Stark Spectroscopic Evidence that a Spin Change Accompanies Light Absorption in Transition Metal Polypyridyl Complexes

The Franck-Condon (FC) excited state is the first state created when a molecule absorbs a visible photon. Here we report Stark and visible absorption spectroscopies that interrogate the FC state of rigorously diamagnetic [M(bpy)(3)](2+) complexes, where bpy is 2,2'-bipyridine and M = Fe, Ru, and Os. Direct singlet-to-triplet metal-to-ligand charge transfer (MLCT) transitions are evident in the 550-750 nm region of the absorbance spectrum of [Os(bpy)(3)](2+), yet are poorly resolved or absent for [Ru(bpy)(3)](2+) and [Fe(bpy)(3)](2+). In the presence of a strong 0.4-0.8 MV/cm electric field, well-resolved transitions are observed for all the complexes in this same spectral region. In particular, an electroabsorption feature at 633 nm (15 800 cm(-1)) provides compelling evidence for the direct population of a high spin [Fe(bpy)3](2+)* MLCT excited state.
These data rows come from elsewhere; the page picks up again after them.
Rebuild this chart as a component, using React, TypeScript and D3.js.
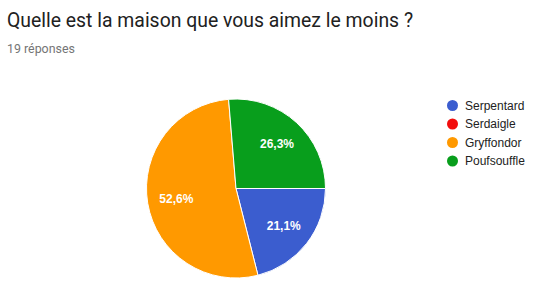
import React from "react";
import * as d3 from "d3";

const title = "Quelle est la maison que vous aimez le moins ?";
const subtitle = "19 réponses";
const categories = ["Serpentard", "Serdaigle", "Gryffondor", "Poufsouffle"];
const counts = [4, 0, 10, 5];
const colors = ["#3b5dcf", "#f20d0d", "#ff9900", "#089e1c"];
const labels = ["21,1%", "", "52,6%", "26,3%"];

export default function App() {
  const W = 545, H = 295;
  const cx = 236, cy = 188.5, R = 89.5;
  const start = Math.PI / 2;
  const pie = d3.pie<number>().sort(null).value((d) => d).startAngle(start).endAngle(start + 2 * Math.PI);
  const arcs = pie(counts);
  const arc = d3.arc<d3.PieArcDatum<number>>().innerRadius(0).outerRadius(R);
  const labelArc = d3.arc<d3.PieArcDatum<number>>().innerRadius(60.5 * 2 - R).outerRadius(R);
  const legendY = d3.scalePoint<string>().domain(categories).range([105.5, 161]);

  return (
    <svg width={W} height={H} style={{ position: "absolute", left: 0, top: 0, display: "block" }}>
      <rect width={W} height={H} fill="#fff" />
      <text x={7} y={27} fontFamily="Roboto, sans-serif" fontSize={19.4} fill="#212121">{title}</text>
      <text x={7} y={53} fontFamily="Roboto, sans-serif" fontSize={12.4} fill="#757575">{subtitle}</text>
      <g transform={`translate(${cx},${cy})`}>
        {arcs.map((a, i) => a.value > 0 ? (
          <path key={i} d={arc(a) || ""} fill={colors[i]} stroke="#fff" strokeWidth={1} />
        ) : null)}
        {arcs.map((a, i) => {
          if (a.value <= 0) return null;
          const [x, y] = labelArc.centroid(a);
          return (
            <text key={"l" + i} x={x} y={y} dy="0.36em" textAnchor="middle" fontFamily="'Liberation Sans', Arial, sans-serif" fontWeight="bold" fontSize={12} fill="#fff">{labels[i]}</text>
          );
        })}
      </g>
      <g>
        {categories.map((c, i) => (
          <g key={c} transform={`translate(452.5,${legendY(c)})`}>
            <circle r={5.5} fill={colors[i]} />
            <text x={12.5} dy="0.36em" fontFamily="'Liberation Sans', Arial, sans-serif" fontSize={12} fill="#222">{c}</text>
          </g>
        ))}
      </g>
    </svg>
  );
}
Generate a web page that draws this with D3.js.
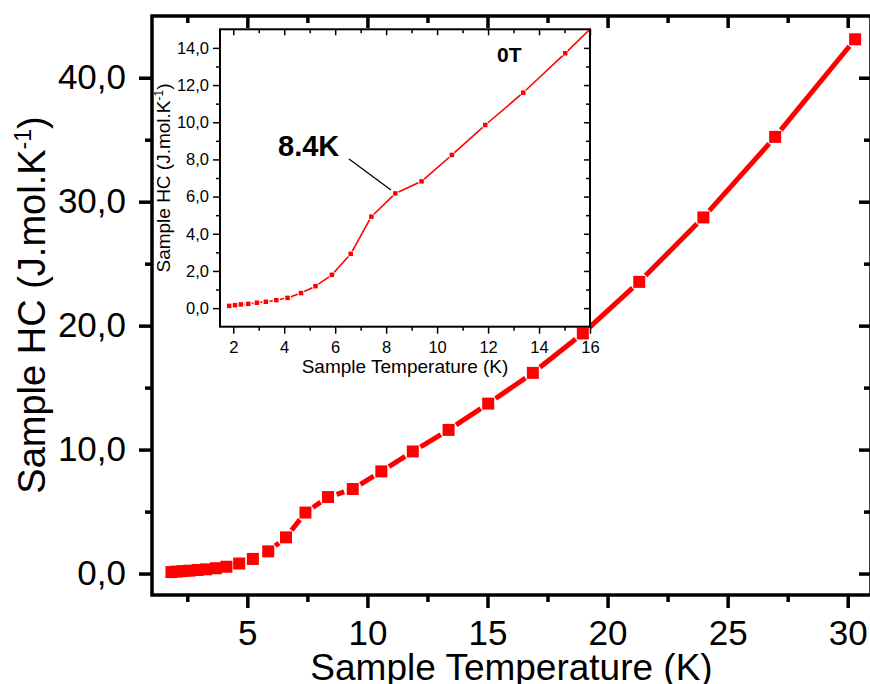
<!DOCTYPE html>
<html>
<head>
<meta charset="utf-8">
<script src="https://cdn.jsdelivr.net/npm/d3@7"></script>
<style>
  body { margin: 0; background: #fff; }
  svg { display: block; }
  text { font-family: "Liberation Sans", Arial, sans-serif; fill: #000; }
</style>
</head>
<body>
<div id="chart"></div>
<script>
const temperature = [1.84, 2.07, 2.30, 2.59, 2.93, 3.28, 3.69, 4.13, 4.66, 5.23, 5.87, 6.61, 7.42,
    8.36, 9.39, 10.58, 11.89, 13.38, 15.03, 16.89, 18.97, 21.32, 23.99, 26.98, 30.31];
const heatCapacity = [0.12, 0.16, 0.20, 0.23, 0.29, 0.34, 0.43, 0.55, 0.81, 1.18, 1.79, 2.92, 4.92,
    6.17, 6.82, 8.24, 9.85, 11.59, 13.71, 16.19, 19.37, 23.53, 28.73, 35.23, 43.10];

// tick values
const mainXTicks = [5, 10, 15, 20, 25, 30];
const mainXMinor = [2.5, 7.5, 12.5, 17.5, 22.5, 27.5];
const mainYTicks = [0, 10, 20, 30, 40];
const mainYMinor = [5, 15, 25, 35];
const insetXTicks = [2, 4, 6, 8, 10, 12, 14, 16];
const insetXMinor = [3, 5, 7, 9, 11, 13, 15];
const insetYTicks = [0, 2, 4, 6, 8, 10, 12, 14];
const insetYMinor = [1, 3, 5, 7, 9, 11, 13];

const data = temperature.map((t, i) => ({t: t, hc: heatCapacity[i]}));
const commaFmt = d => d3.format(".1f")(d).replace(".", ",");

const width = 870, height = 684;
const svg = d3.select("#chart").append("svg")
    .attr("width", width)
    .attr("height", height);

// main plot area
const main = {left: 152, right: 871, top: 16, bottom: 595};
const x = d3.scaleLinear().domain([1.03, 30.97]).range([main.left, main.right]);
const y = d3.scaleLinear().domain([-1.73, 44.98]).range([main.bottom, main.top]);

// inset area
const ins = {left: 220, right: 590, top: 29.3, bottom: 326.7};
const xi = d3.scaleLinear().domain([1.48, 16]).range([ins.left, ins.right]);
const yi = d3.scaleLinear().domain([-1, 15]).range([ins.bottom, ins.top]);

// line segments with a gap around every symbol (origin style)
function gappedSegments(pts, gap) {
    const segs = [];
    for (let i = 0; i < pts.length - 1; i++) {
        const [x1, y1] = pts[i], [x2, y2] = pts[i + 1];
        const dx = x2 - x1, dy = y2 - y1;
        const len = Math.hypot(dx, dy);
        if (len <= 2 * gap) continue;
        const ux = dx / len, uy = dy / len;
        segs.push([x1 + ux * gap, y1 + uy * gap, x2 - ux * gap, y2 - uy * gap]);
    }
    return segs;
}

function drawSeries(g, xs, ys, cfg) {
    const pts = data.map(d => [xs(d.t), ys(d.hc)]);
    g.selectAll(".seg")
        .data(gappedSegments(pts, cfg.gap))
        .join("line")
        .attr("class", "seg")
        .attr("x1", s => s[0]).attr("y1", s => s[1])
        .attr("x2", s => s[2]).attr("y2", s => s[3])
        .attr("stroke", "#ff0000")
        .attr("stroke-width", cfg.lineWidth);
    g.selectAll(".marker")
        .data(pts)
        .join("rect")
        .attr("class", "marker")
        .attr("x", p => p[0] - cfg.size / 2)
        .attr("y", p => p[1] - cfg.size / 2)
        .attr("width", cfg.size)
        .attr("height", cfg.size)
        .attr("fill", "#ff0000");
}

function drawFrame(g, box, xs, ys, cfg) {
    const addAxis = (axis, tx, ty) => {
        const ag = g.append("g").attr("transform", "translate(" + tx + "," + ty + ")").call(axis);
        ag.select(".domain").remove();
        ag.selectAll("line").attr("stroke", "#000").attr("stroke-width", cfg.tickWidth);
        ag.selectAll("text").style("font-size", cfg.font + "px").attr("fill", "#000");
        return ag;
    };
    // bottom and left point outward and carry the labels
    addAxis(d3.axisBottom(xs).tickValues(cfg.xTicks).tickSize(cfg.major).tickPadding(cfg.xPad)
        .tickFormat(d => d), 0, box.bottom);
    addAxis(d3.axisBottom(xs).tickValues(cfg.xMinor).tickSize(cfg.minor).tickFormat(""), 0, box.bottom);
    addAxis(d3.axisLeft(ys).tickValues(cfg.yTicks).tickSize(cfg.major).tickPadding(cfg.yPad)
        .tickFormat(commaFmt), box.left, 0);
    addAxis(d3.axisLeft(ys).tickValues(cfg.yMinor).tickSize(cfg.minor).tickFormat(""), box.left, 0);
    // top and right point inward
    addAxis(d3.axisTop(xs).tickValues(cfg.xTicks).tickSize(-cfg.innerMajor).tickFormat(""), 0, box.top);
    addAxis(d3.axisTop(xs).tickValues(cfg.xMinor).tickSize(-cfg.innerMinor).tickFormat(""), 0, box.top);
    addAxis(d3.axisRight(ys).tickValues(cfg.yTicks).tickSize(-cfg.innerMajor).tickFormat(""), box.right, 0);
    addAxis(d3.axisRight(ys).tickValues(cfg.yMinor).tickSize(-cfg.innerMinor).tickFormat(""), box.right, 0);

    g.append("rect")
        .attr("x", box.left).attr("y", box.top)
        .attr("width", box.right - box.left)
        .attr("height", box.bottom - box.top)
        .attr("fill", "none")
        .attr("stroke", "#000")
        .attr("stroke-width", cfg.frameWidth);
}

// ---- main plot ----
const mainG = svg.append("g").attr("class", "mainG");
drawSeries(mainG.append("g"), x, y, {gap: 9, lineWidth: 5, size: 12});
drawFrame(mainG.append("g"), main, x, y, {
    xTicks: mainXTicks, xMinor: mainXMinor, yTicks: mainYTicks, yMinor: mainYMinor,
    major: 13, minor: 7, innerMajor: 12, innerMinor: 7,
    xPad: 12, yPad: 13, font: 35, tickWidth: 3.5, frameWidth: 3.5
});

mainG.append("text")
    .attr("x", (main.left + main.right) / 2)
    .attr("y", 680)
    .attr("text-anchor", "middle")
    .style("font-size", "37px")
    .text("Sample Temperature (K)");

const yTitle = mainG.append("text")
    .attr("transform", "translate(45,305) rotate(-90)")
    .attr("text-anchor", "middle")
    .style("font-size", "38px");
yTitle.append("tspan").text("Sample HC (J.mol.K");
yTitle.append("tspan").attr("dy", -14).style("font-size", "23px").text("-1");
yTitle.append("tspan").attr("dy", 14).text(")");

// ---- inset ----
const insetG = svg.append("g").attr("class", "insetG");
insetG.append("rect")
    .attr("x", ins.left).attr("y", ins.top)
    .attr("width", ins.right - ins.left)
    .attr("height", ins.bottom - ins.top)
    .attr("fill", "#fff");

svg.append("defs").append("clipPath").attr("id", "insetClip")
    .append("rect")
    .attr("x", ins.left).attr("y", ins.top)
    .attr("width", ins.right - ins.left)
    .attr("height", ins.bottom - ins.top);

drawSeries(insetG.append("g").attr("clip-path", "url(#insetClip)"), xi, yi,
    {gap: 3.5, lineWidth: 1.6, size: 4.5});
drawFrame(insetG.append("g"), ins, xi, yi, {
    xTicks: insetXTicks, xMinor: insetXMinor, yTicks: insetYTicks, yMinor: insetYMinor,
    major: 7, minor: 4, innerMajor: 6, innerMinor: 4,
    xPad: 8, yPad: 4, font: 16.5, tickWidth: 1.5, frameWidth: 2
});

insetG.append("text")
    .attr("x", (ins.left + ins.right) / 2)
    .attr("y", 372.5)
    .attr("text-anchor", "middle")
    .style("font-size", "19px")
    .text("Sample Temperature (K)");

const yiTitle = insetG.append("text")
    .attr("transform", "translate(170,178) rotate(-90)")
    .attr("text-anchor", "middle")
    .style("font-size", "19px");
yiTitle.append("tspan").text("Sample HC (J.mol.K");
yiTitle.append("tspan").attr("dy", -7).style("font-size", "12px").text("-1");
yiTitle.append("tspan").attr("dy", 7).text(")");

// annotations
insetG.append("line")
    .attr("x1", 349).attr("y1", 159)
    .attr("x2", 391).attr("y2", 190)
    .attr("stroke", "#000")
    .attr("stroke-width", 1.3);
insetG.append("text")
    .attr("x", 278).attr("y", 155.5)
    .style("font-size", "29px").style("font-weight", "bold")
    .text("8.4K");
insetG.append("text")
    .attr("x", 497).attr("y", 61.7)
    .style("font-size", "21px").style("font-weight", "bold")
    .text("0T");
</script>
</body>
</html>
Group theoretical considerations and Liptay analysis of the Stark spectra revealed dramatic light-induced dipole moment changes in the range Delta mu = 3-9 D with the triplet transitions consistently showing shorter charge transfer distances. The finding that the spin of the initially populated FC excited state differs from that of the ground state, even with a relatively light first row transition metal, is relevant to emerging applications in energy up-conversion, dye sensitization, spintronics, photoredox catalysis, and organic light emitting diodes (OLEDs).